### Source excerpt
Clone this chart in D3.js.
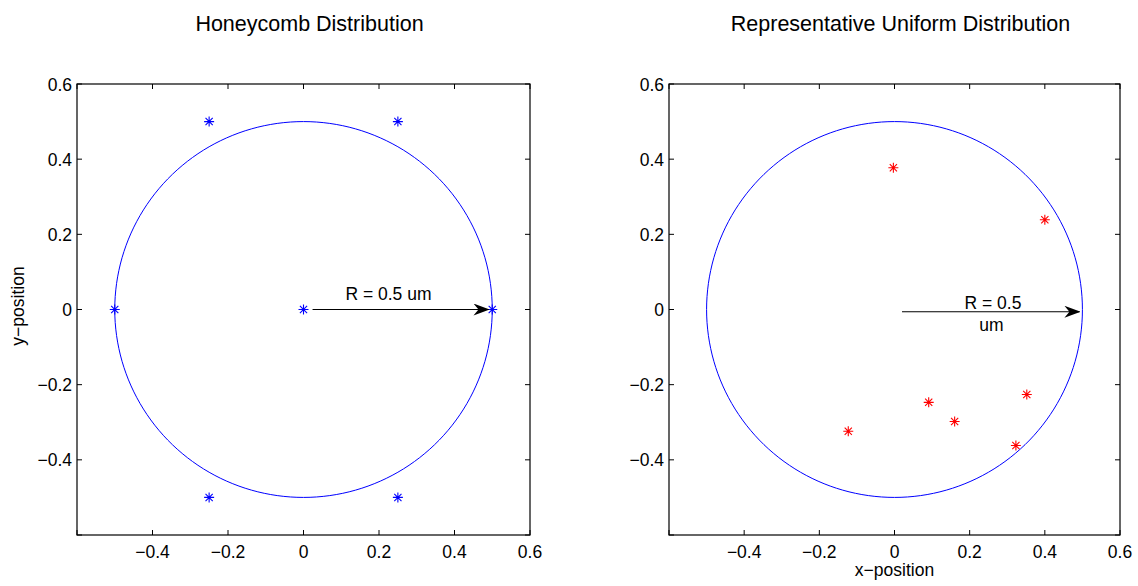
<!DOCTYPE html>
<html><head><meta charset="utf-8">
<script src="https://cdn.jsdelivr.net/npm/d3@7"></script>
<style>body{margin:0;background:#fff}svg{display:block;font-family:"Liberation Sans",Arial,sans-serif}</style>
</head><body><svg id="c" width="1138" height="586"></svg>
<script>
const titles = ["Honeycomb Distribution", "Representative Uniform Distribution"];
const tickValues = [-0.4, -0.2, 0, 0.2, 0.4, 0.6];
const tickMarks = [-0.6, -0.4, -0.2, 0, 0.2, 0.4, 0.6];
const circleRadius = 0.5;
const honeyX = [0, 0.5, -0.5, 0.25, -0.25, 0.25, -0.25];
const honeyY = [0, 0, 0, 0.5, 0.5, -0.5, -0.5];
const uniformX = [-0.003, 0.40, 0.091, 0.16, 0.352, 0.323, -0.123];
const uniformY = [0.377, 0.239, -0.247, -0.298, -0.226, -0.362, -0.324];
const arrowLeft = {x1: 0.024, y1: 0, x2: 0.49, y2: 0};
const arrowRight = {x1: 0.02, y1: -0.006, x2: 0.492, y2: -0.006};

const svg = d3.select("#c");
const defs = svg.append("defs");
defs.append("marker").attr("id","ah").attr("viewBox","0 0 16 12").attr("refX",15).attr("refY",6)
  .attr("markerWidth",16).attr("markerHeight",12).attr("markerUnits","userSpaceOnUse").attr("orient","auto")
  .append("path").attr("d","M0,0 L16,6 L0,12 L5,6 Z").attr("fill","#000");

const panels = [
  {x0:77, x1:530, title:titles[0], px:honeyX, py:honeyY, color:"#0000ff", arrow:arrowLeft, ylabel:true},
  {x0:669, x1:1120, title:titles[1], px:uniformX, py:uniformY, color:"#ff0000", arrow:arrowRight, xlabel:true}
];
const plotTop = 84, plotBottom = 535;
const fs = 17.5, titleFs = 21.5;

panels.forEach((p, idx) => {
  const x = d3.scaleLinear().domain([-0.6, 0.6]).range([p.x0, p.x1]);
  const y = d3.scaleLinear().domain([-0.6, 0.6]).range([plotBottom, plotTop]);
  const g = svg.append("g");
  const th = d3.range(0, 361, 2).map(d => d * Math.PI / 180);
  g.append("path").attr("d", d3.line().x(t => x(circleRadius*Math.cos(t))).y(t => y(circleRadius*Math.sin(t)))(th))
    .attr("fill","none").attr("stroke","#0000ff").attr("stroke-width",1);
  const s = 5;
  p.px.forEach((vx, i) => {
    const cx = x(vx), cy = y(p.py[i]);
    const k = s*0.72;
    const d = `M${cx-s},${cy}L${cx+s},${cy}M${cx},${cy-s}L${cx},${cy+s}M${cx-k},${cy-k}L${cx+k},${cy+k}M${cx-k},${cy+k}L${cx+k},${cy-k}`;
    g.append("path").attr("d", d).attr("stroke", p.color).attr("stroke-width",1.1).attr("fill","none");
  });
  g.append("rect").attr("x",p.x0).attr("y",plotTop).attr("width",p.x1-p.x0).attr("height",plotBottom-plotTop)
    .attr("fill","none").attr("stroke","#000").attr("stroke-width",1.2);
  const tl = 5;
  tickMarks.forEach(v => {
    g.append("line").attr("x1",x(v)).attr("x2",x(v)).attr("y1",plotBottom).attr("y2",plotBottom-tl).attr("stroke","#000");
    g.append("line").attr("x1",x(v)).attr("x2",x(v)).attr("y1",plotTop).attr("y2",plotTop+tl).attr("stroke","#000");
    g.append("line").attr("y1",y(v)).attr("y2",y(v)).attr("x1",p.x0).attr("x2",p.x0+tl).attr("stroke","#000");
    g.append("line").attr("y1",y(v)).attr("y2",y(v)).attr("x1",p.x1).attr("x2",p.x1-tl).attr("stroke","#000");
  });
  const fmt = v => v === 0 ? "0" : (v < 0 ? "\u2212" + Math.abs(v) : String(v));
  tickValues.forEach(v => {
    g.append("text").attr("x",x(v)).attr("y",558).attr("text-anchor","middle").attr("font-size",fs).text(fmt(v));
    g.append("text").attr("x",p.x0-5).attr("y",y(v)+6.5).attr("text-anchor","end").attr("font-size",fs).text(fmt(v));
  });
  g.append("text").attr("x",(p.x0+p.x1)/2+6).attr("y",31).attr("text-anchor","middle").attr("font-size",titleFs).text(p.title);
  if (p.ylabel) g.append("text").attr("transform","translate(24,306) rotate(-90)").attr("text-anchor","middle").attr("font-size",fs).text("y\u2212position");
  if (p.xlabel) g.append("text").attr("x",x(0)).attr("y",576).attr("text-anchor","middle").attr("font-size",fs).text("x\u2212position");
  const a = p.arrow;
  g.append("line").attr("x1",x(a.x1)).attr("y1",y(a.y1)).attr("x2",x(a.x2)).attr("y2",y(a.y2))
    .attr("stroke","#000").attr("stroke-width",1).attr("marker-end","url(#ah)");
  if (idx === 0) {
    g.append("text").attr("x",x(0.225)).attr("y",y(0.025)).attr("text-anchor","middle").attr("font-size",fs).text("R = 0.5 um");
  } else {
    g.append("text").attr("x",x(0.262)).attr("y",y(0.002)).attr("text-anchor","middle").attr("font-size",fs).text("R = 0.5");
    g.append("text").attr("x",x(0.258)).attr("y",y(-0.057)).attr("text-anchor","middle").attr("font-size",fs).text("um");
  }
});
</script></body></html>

### What is needed
Transcribe the whole listing exactly. Pictures are excluded.

### Solved exercise
Clone this chart in D3.js.
<!DOCTYPE html>
<html><head><meta charset="utf-8">
<script src="https://cdn.jsdelivr.net/npm/d3@7"></script>
<style>body{margin:0;background:#fff}svg{display:block;font-family:"Liberation Sans",Arial,sans-serif}</style>
</head><body><svg id="c" width="1138" height="586"></svg>
<script>
const titles = ["Honeycomb Distribution", "Representative Uniform Distribution"];
const tickValues = [-0.4, -0.2, 0, 0.2, 0.4, 0.6];
const tickMarks = [-0.6, -0.4, -0.2, 0, 0.2, 0.4, 0.6];
const circleRadius = 0.5;
const honeyX = [0, 0.5, -0.5, 0.25, -0.25, 0.25, -0.25];
const honeyY = [0, 0, 0, 0.5, 0.5, -0.5, -0.5];
const uniformX = [-0.003, 0.40, 0.091, 0.16, 0.352, 0.323, -0.123];
const uniformY = [0.377, 0.239, -0.247, -0.298, -0.226, -0.362, -0.324];
const arrowLeft = {x1: 0.024, y1: 0, x2: 0.49, y2: 0};
const arrowRight = {x1: 0.02, y1: -0.006, x2: 0.492, y2: -0.006};

const svg = d3.select("#c");
const defs = svg.append("defs");
defs.append("marker").attr("id","ah").attr("viewBox","0 0 16 12").attr("refX",15).attr("refY",6)
  .attr("markerWidth",16).attr("markerHeight",12).attr("markerUnits","userSpaceOnUse").attr("orient","auto")
  .append("path").attr("d","M0,0 L16,6 L0,12 L5,6 Z").attr("fill","#000");

const panels = [
  {x0:77, x1:530, title:titles[0], px:honeyX, py:honeyY, color:"#0000ff", arrow:arrowLeft, ylabel:true},
  {x0:669, x1:1120, title:titles[1], px:uniformX, py:uniformY, color:"#ff0000", arrow:arrowRight, xlabel:true}
];
const plotTop = 84, plotBottom = 535;
const fs = 17.5, titleFs = 21.5;

panels.forEach((p, idx) => {
  const x = d3.scaleLinear().domain([-0.6, 0.6]).range([p.x0, p.x1]);
  const y = d3.scaleLinear().domain([-0.6, 0.6]).range([plotBottom, plotTop]);
  const g = svg.append("g");
  const th = d3.range(0, 361, 2).map(d => d * Math.PI / 180);
  g.append("path").attr("d", d3.line().x(t => x(circleRadius*Math.cos(t))).y(t => y(circleRadius*Math.sin(t)))(th))
    .attr("fill","none").attr("stroke","#0000ff").attr("stroke-width",1);
  const s = 5;
  p.px.forEach((vx, i) => {
    const cx = x(vx), cy = y(p.py[i]);
    const k = s*0.72;
    const d = `M${cx-s},${cy}L${cx+s},${cy}M${cx},${cy-s}L${cx},${cy+s}M${cx-k},${cy-k}L${cx+k},${cy+k}M${cx-k},${cy+k}L${cx+k},${cy-k}`;
    g.append("path").attr("d", d).attr("stroke", p.color).attr("stroke-width",1.1).attr("fill","none");
  });
  g.append("rect").attr("x",p.x0).attr("y",plotTop).attr("width",p.x1-p.x0).attr("height",plotBottom-plotTop)
    .attr("fill","none").attr("stroke","#000").attr("stroke-width",1.2);
  const tl = 5;
  tickMarks.forEach(v => {
    g.append("line").attr("x1",x(v)).attr("x2",x(v)).attr("y1",plotBottom).attr("y2",plotBottom-tl).attr("stroke","#000");
    g.append("line").attr("x1",x(v)).attr("x2",x(v)).attr("y1",plotTop).attr("y2",plotTop+tl).attr("stroke","#000");
    g.append("line").attr("y1",y(v)).attr("y2",y(v)).attr("x1",p.x0).attr("x2",p.x0+tl).attr("stroke","#000");
    g.append("line").attr("y1",y(v)).attr("y2",y(v)).attr("x1",p.x1).attr("x2",p.x1-tl).attr("stroke","#000");
  });
  const fmt = v => v === 0 ? "0" : (v < 0 ? "\u2212" + Math.abs(v) : String(v));
  tickValues.forEach(v => {
    g.append("text").attr("x",x(v)).attr("y",558).attr("text-anchor","middle").attr("font-size",fs).text(fmt(v));
    g.append("text").attr("x",p.x0-5).attr("y",y(v)+6.5).attr("text-anchor","end").attr("font-size",fs).text(fmt(v));
  });
  g.append("text").attr("x",(p.x0+p.x1)/2+6).attr("y",31).attr("text-anchor","middle").attr("font-size",titleFs).text(p.title);
  if (p.ylabel) g.append("text").attr("transform","translate(24,306) rotate(-90)").attr("text-anchor","middle").attr("font-size",fs).text("y\u2212position");
  if (p.xlabel) g.append("text").attr("x",x(0)).attr("y",576).attr("text-anchor","middle").attr("font-size",fs).text("x\u2212position");
  const a = p.arrow;
  g.append("line").attr("x1",x(a.x1)).attr("y1",y(a.y1)).attr("x2",x(a.x2)).attr("y2",y(a.y2))
    .attr("stroke","#000").attr("stroke-width",1).attr("marker-end","url(#ah)");
  if (idx === 0) {
    g.append("text").attr("x",x(0.225)).attr("y",y(0.025)).attr("text-anchor","middle").attr("font-size",fs).text("R = 0.5 um");
  } else {
    g.append("text").attr("x",x(0.262)).attr("y",y(0.002)).attr("text-anchor","middle").attr("font-size",fs).text("R = 0.5");
    g.append("text").attr("x",x(0.258)).attr("y",y(-0.057)).attr("text-anchor","middle").attr("font-size",fs).text("um");
  }
});
</script></body></html>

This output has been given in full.